2 – L’annulation prononcée et ses conséquences
Par sa décision du 25 juin 2020, le Tribunal Suprême a constaté que l’annulation des décisions attaquées n’était pas susceptible d’avoir une incidence directe sur les contrats conclus par la société CLEAR CHANNEL, l’Etat et la Commune et n’était donc pas de nature à avoir des effets manifestement excessifs pour la sauvegarde de l’intérêt général.
Si le Tribunal Suprême a décidé d’annuler les décisions attaquées en raison de leur illégalité, sa décision n’a ainsi pas pour effet de remettre en cause la validité des contrats signés et ne fait pas obstacle à l’exécution des prestations relatives aux abri-voyageurs et aux autres mobiliers urbains.
Il appartient à l’administration de tirer les conséquences de cette annulation et de l’unique motif qui la fonde, le défaut de motivation des décisions attaquées. Sans avoir à organiser une nouvelle mise en concurrence, l’administration pourra notamment se prononcer à nouveau sur les offres des deux sociétés par des décisions cette fois suffisamment motivées et pourvues d’un effet rétroactif.

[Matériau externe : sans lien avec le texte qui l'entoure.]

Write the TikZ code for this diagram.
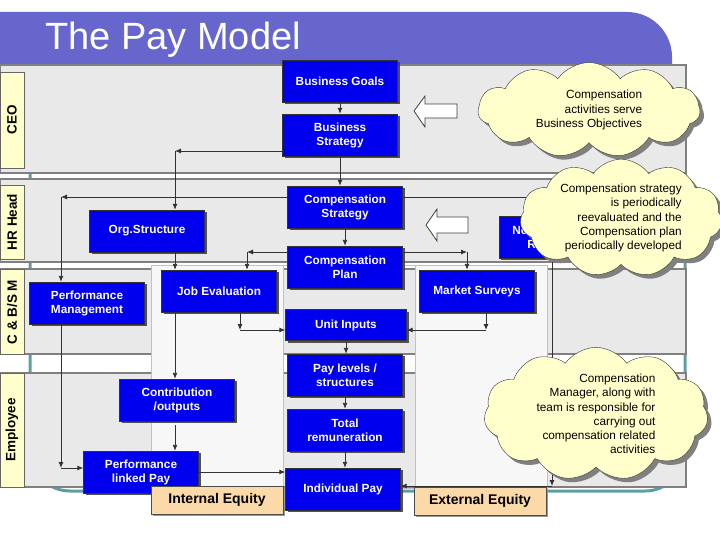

3 – La comparaison des offres des deux sociétés et le rejet de la demande indemnitaire
Le Tribunal Suprême a jugé que la société JC DECAUX MONACO ne pouvait obtenir aucune indemnisation en raison de l’illégalité des décisions attaquées. En effet, il ressort des pièces du dossier soumis au Tribunal que la société JC DECAUX MONACO n’avait pas de chance sérieuse de se voir attribuer le projet de renouvellement des abri-voyageurs dès lors que l’offre de la société CLEAR CHANNEL était globalement supérieure à la sienne. En particulier, le Tribunal Suprême a relevé que la société CLEAR CHANNEL proposait d’installer un nombre d’abri-voyageurs connectés très supérieur à celui envisagé par la société requérante, que ses installations devaient être pourvues d’un nombre plus important de ports USB et d’une connectivité 5G, que le montant de la redevance annuelle minimale garantie prévu par la société CLEAR CHANNEL était supérieur à celui prévu par la société requérante et que la proposition de la société CLEAR CHANNEL prévoyait, en outre, la cession gracieuse des mobiliers au terme du contrat.